Por supuesto, es imperioso reducir el déficit vigente pero el ritmo necesario y su motivo son diferentes. Argentina y su pasado no pueden seducir con una deuda creciente por mucho tiempo; el coqueteo a los inversores puede resultar repulsivo frente a cambios en el contexto internacional o frente a una reversión de las expectativas futuras sobre nuestro país. Frente a esto, las metas dispuestas por el Ministerio de Hacienda para los próximos años efectivamente servirán para estabilizar la deuda en un nivel razonable, siendo a la vez lo suficientemente graduales como para evitar volver a una recesión y lo suficientemente exigentes (por la rigidez del gasto público argentino) como para llamar la atención sobre la necesidad de un compromiso político amplio que propicie su cumplimiento. La misma necesidad aparece en terrenos provinciales frente a la discusión de una nueva ley de responsabilidad fiscal. Además, ya nos hemos referido reiteradamente sobre el impacto del costo impositivo argentino en la competitividad de las empresas. Desde ya, cuando el sector privado deje de ser tan superavitario y la reactivación se afiance, ahí sí la gradual reducción del déficit fiscal será indispensable para que la demanda agregada no tensione sobre la oferta. Y podría requerir un ajuste todavía mayor en el futuro si el crecimiento fuera más elevado o si un eventual mayor margen cambiario, a partir de un tipo de cambio más elevado, mejorara las cuentas externas. Esto podría ocurrir algunos meses adelante, pero no es el ahora que se muestra con un exceso de capacidad instalada. Explicaremos que el gradualismo fiscal, así como fue planteado y con todos los desafíos que conlleva, sigue siendo la mejor estrategia, sin costos colaterales excepto el del mayor endeudamiento.

¿Qué hacer en adelante frente al dilema? El análisis de algunas experiencias internacionales (no todas) muestra que pueden lograrse desinflaciones expansivas, es decir, prácticamente sin sacrificio en el dinamismo económico. Algunos ven en esto la posibilidad de alcanzar cualquier meta inflacionaria sin costo, pero también puede hacerse otra lectura: la política monetaria, tomando la situación fiscal planificada como dato, no debería excederse en su intento por moderar la inflación si ello implica sacrificar mucho la actividad económica, sobre todo si la misma todavía ve a la distancia a su máximo potencial. En Argentina, insistir por mucho tiempo con tasas de interés que estimulan el atraso cambiario para cumplir una meta demasiado exigente atentaría contra esta lectura.
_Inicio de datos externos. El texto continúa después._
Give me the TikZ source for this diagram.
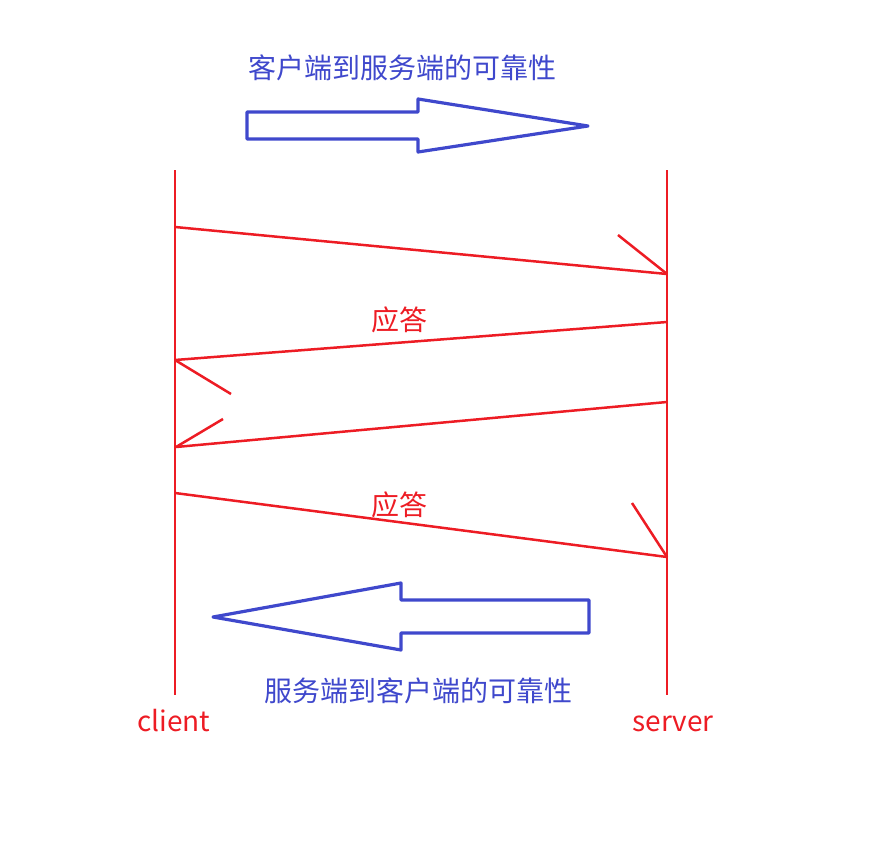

En principio, desvíos de las metas por un error de cálculo podrían asumirse y explicarse, destacando a la vez la reducción nada despreciable de los niveles de inflación, para luego insistir, al año siguiente, con metas decrecientes pero razonables, tan graduales como se impusieron Chile y Colombia en su momento, que no pierdan rápidamente credibilidad. Pensamos que dichas metas inflacionarias podrían ser acompañadas por bandas cambiarias que colaboren en su función de anclaje de expectativas. La alternativa sería una desinflación más rápida pero con un desempeño económico mucho más magro.

Sin embargo, todavía persiste un inconveniente más complejo: hoy el tipo de cambio está claramente atrasado, las tarifas energéticas se encuentran por la mitad de su valor sin subsidios, y las de transporte tienen un recorrido todavía más largo. Normalizar estos precios relativos en un proceso desinflacionario impone nuevos desafíos porque no está claro que todos los agentes económicos estén dispuestos a aceptarlos al significar, para ellos, una pérdida del poder adquisitivo. Lo que es peor, tampoco es clara la eficacia del anuncio de metas (sobre una canasta promedio) y de la política monetaria para coordinar, en un contexto de puja, que algunos precios crezcan más que otros. Aun reconociendo que también es incierta la eficacia de distintos acuerdos políticos y sociales (y los condimentos que deberían regirlos), como complemento dentro de una estrategia antiinflacionaria, la alternativa es el rigor de una economía débil. Por supuesto, estos dilemas e incertidumbres para el manejo de la política económica, al ser reconocidos por el sector privado, impondrán un costo adicional a las decisiones de inversión.